I am just in awe at some of the people on my dash. How do you, week after week, mantain an optimistic point of view about this show? Have faith. Don’t automatically assume the worst. It’ll be okay. Trust me, we want to. Half my dash had almost convinced ourselves that they wouldn’t go there with Karofsky. And guess what? Oops. And Micheal was going to be the Blaine episode we were all waiting for. And after TFT, we would be seeing a lot more of physical affection instead of less interaction overall. How do you manage to be positive when the show disappoints so many times?
Like, I actually really want to know. Because I used to be that person, the eternal optimist, but Glee has somehow made me forget how to be. I would kind of like to be reminded.

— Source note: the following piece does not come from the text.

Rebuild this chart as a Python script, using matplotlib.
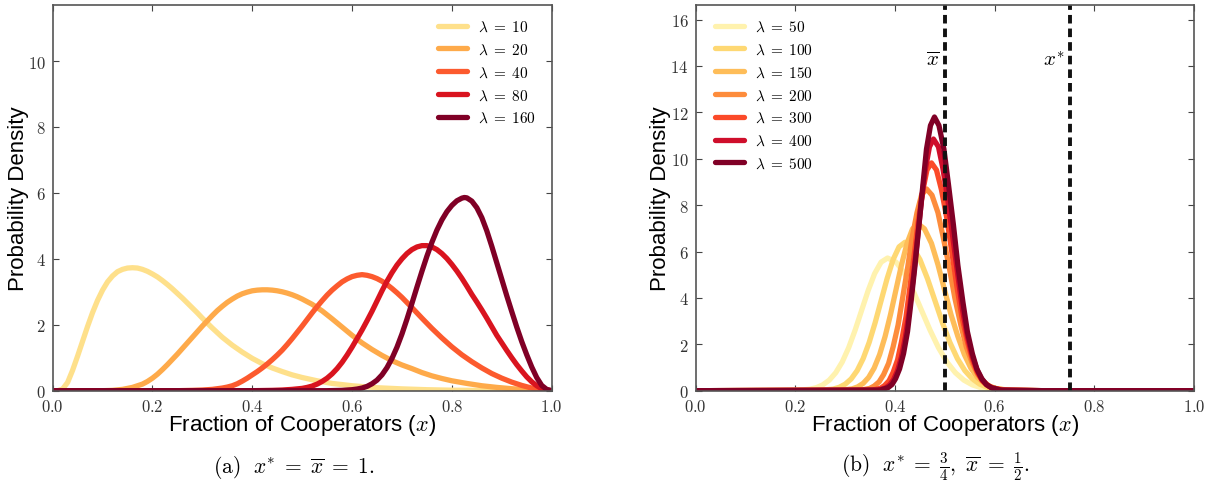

Honestly? Fanfiction. There is nothing they can do that we can’t undo and redo better, and as long as we are still getting some character guidance from the writers & actors that is at least semi-consistent, I can work with that.
I think this is the danger of caring too much about the narrative we’re being given, rather than the characters we’ve been given to play with. I think it’s why the best fanwork springs up around canons that are badly structured, inconsistent, riddled with holes and reliably incomplete. Especially in TV, where stories have to be spun out for longevity and ratings, giving too much power to the creators for your enjoyment is a really raw deal - there is no way you’re not going to get completely screwed. I think that if you can take what they make as the jumping off point rather than as something more definitive, you’re generally having a better time.
I will admit that I am surprised by how surprised so much of fandom seemed to be by that scene. I was not, not particularly, not after Chris and Ryan’s interviews last fall/winter/whenever-that-was, and I thought all things considered it could have been a hell of a lot worse. And, generally, that’s my expectation level for this show: I expect it to regularly give me something that is at least marginally less soul-destroying than it could have been. That is ‘optimism’, Glee-style, for me.
So, yeah. That’s how I manage to keep watching with some kind of perverse pleasure.
JUST as the Kurtofsky scene was happening.
And I could tell because you all start screaming WTF bloody murder with no context and I had to get on chat right away and beg for details before I wigged out vicariously.
And now my heart rate has normalized. Goddamn, y’all.
(Still haven’t watched. Still have to clean up dinner. Eventually, I think?)